XXIX), she was going to quit heir home on Esplanade Street and move into the little house around the block. Killing cruelty of the Victorian times was that Edna had a husband and Robert had no right to claim his will upon her. What about children and Mr. Pontellier's further life and reputation. The only was out he saw in leaving her.

It was cruel but he considered it to be the only way out of the situation. "Good-by—because I love you. " (Chopin, Chapter XXXIX) was his way to resolve their future. She was married, she had children and he wished her nothing but happiness. But that killed her. A new personality had been born inside her: … children appeared before her like antagonists who had overcome her; who had overpowered and sought to drag her into the soul's slavery for the rest of her days. […] They were a part of her life. But they need not have thought that they could possess her, body and soul. (Chopin, Chapter XXXIX)

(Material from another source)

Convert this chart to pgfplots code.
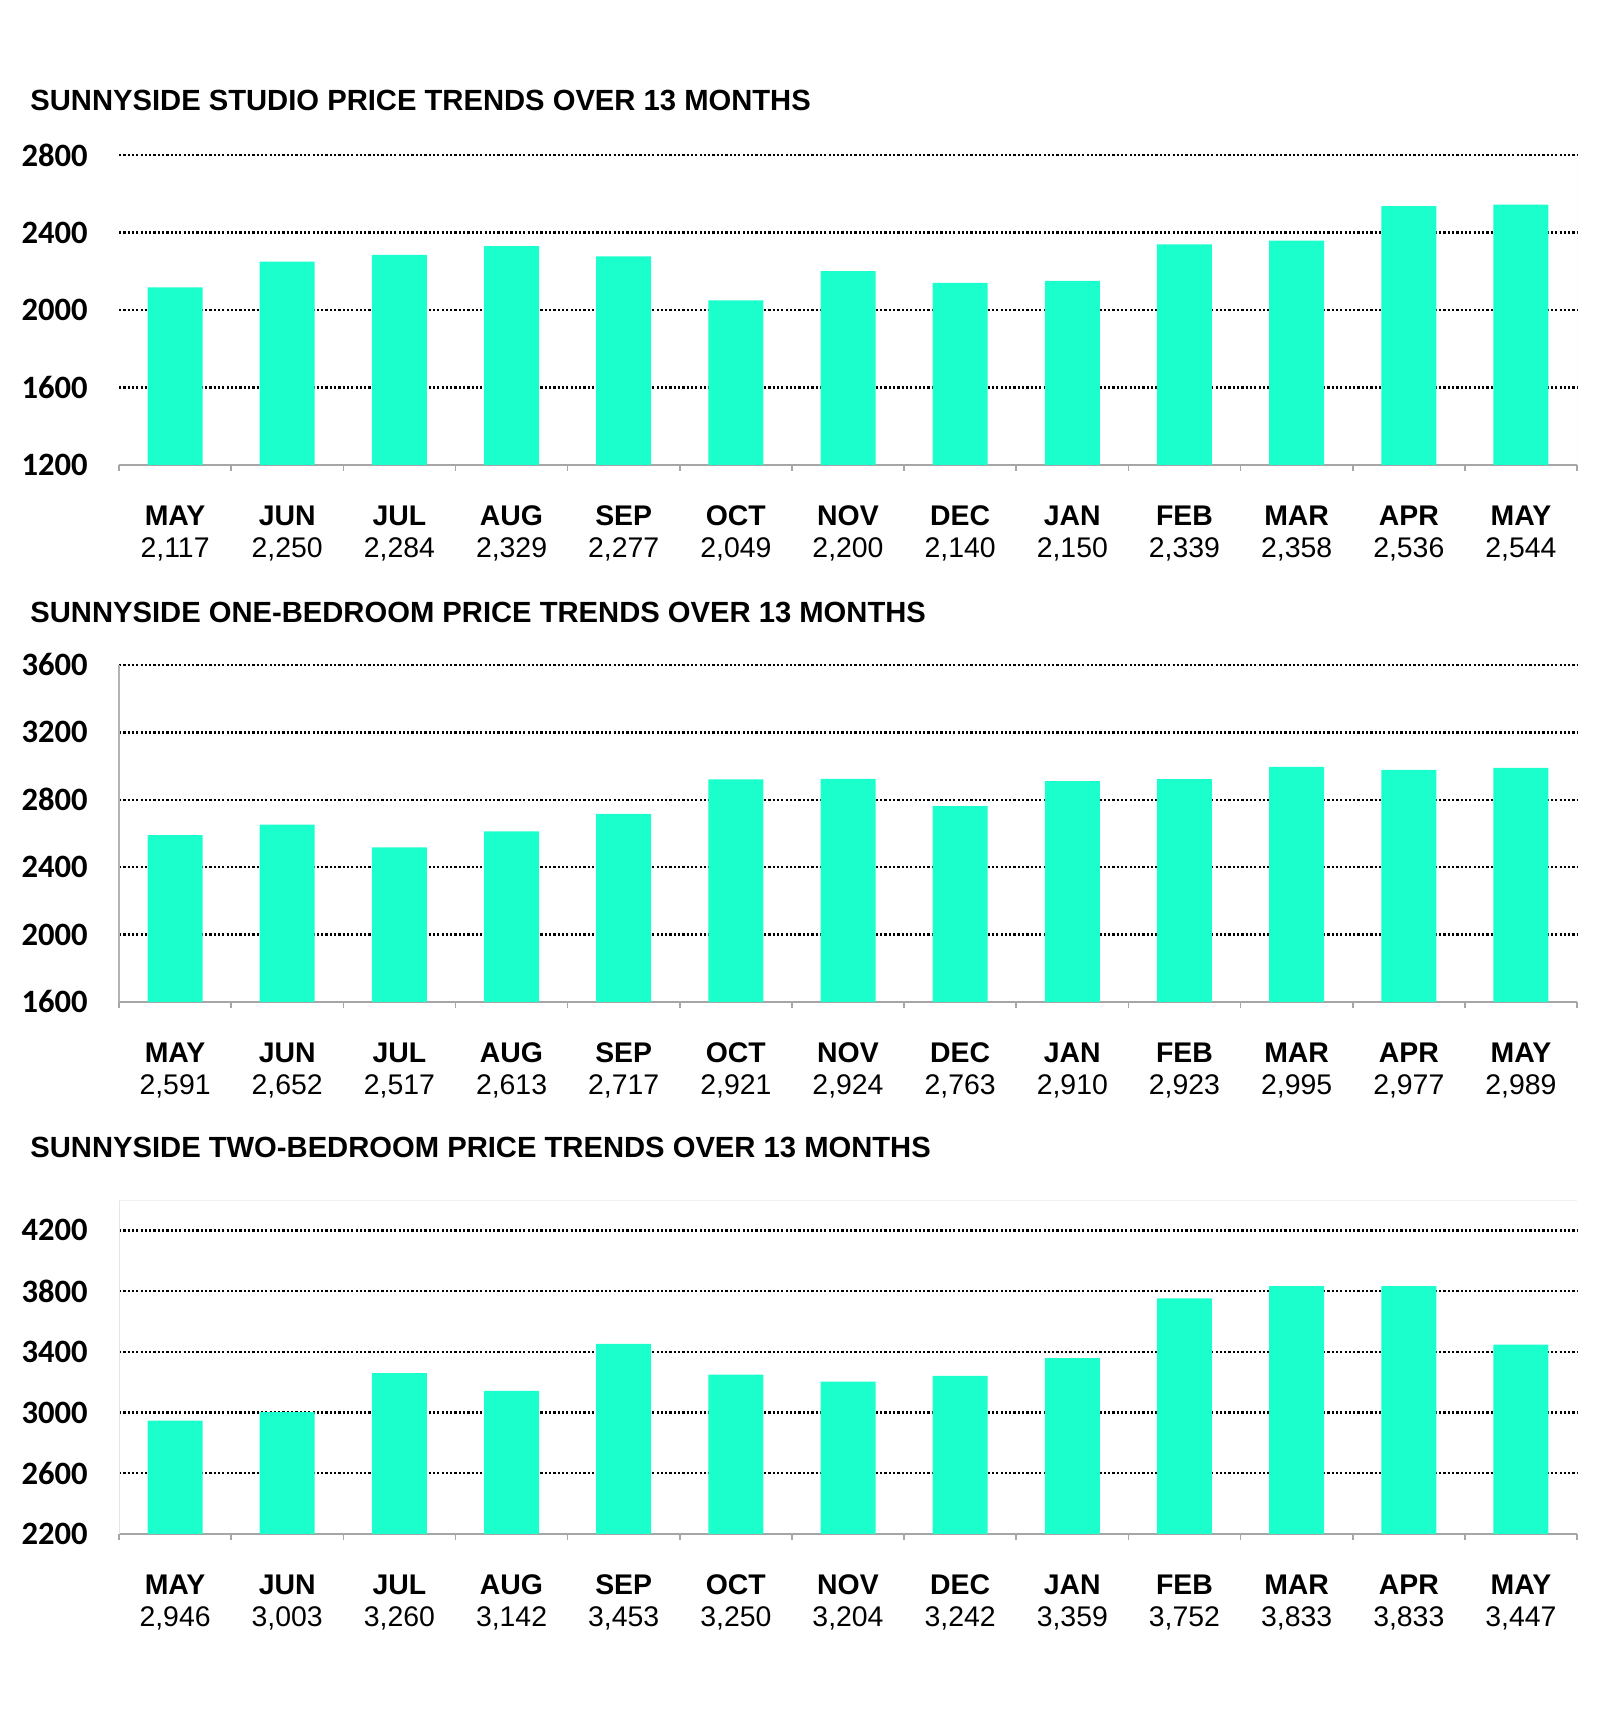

A tragic final is so typical for love that is too magnificent in its existence but so impossible in realization. The pressure of Victorian time made young females get married as quickly as possible leading with the fear of being old maids deprived of a respectable position in the Victorian society. Soon they realized that for a happy marriage mutual love is required. This caused strong desire to be free, to rescue oneself from being somebody’s property, that wouldn’t happen if marriages were based on mutual true love and appreciation of each other, respect and understanding.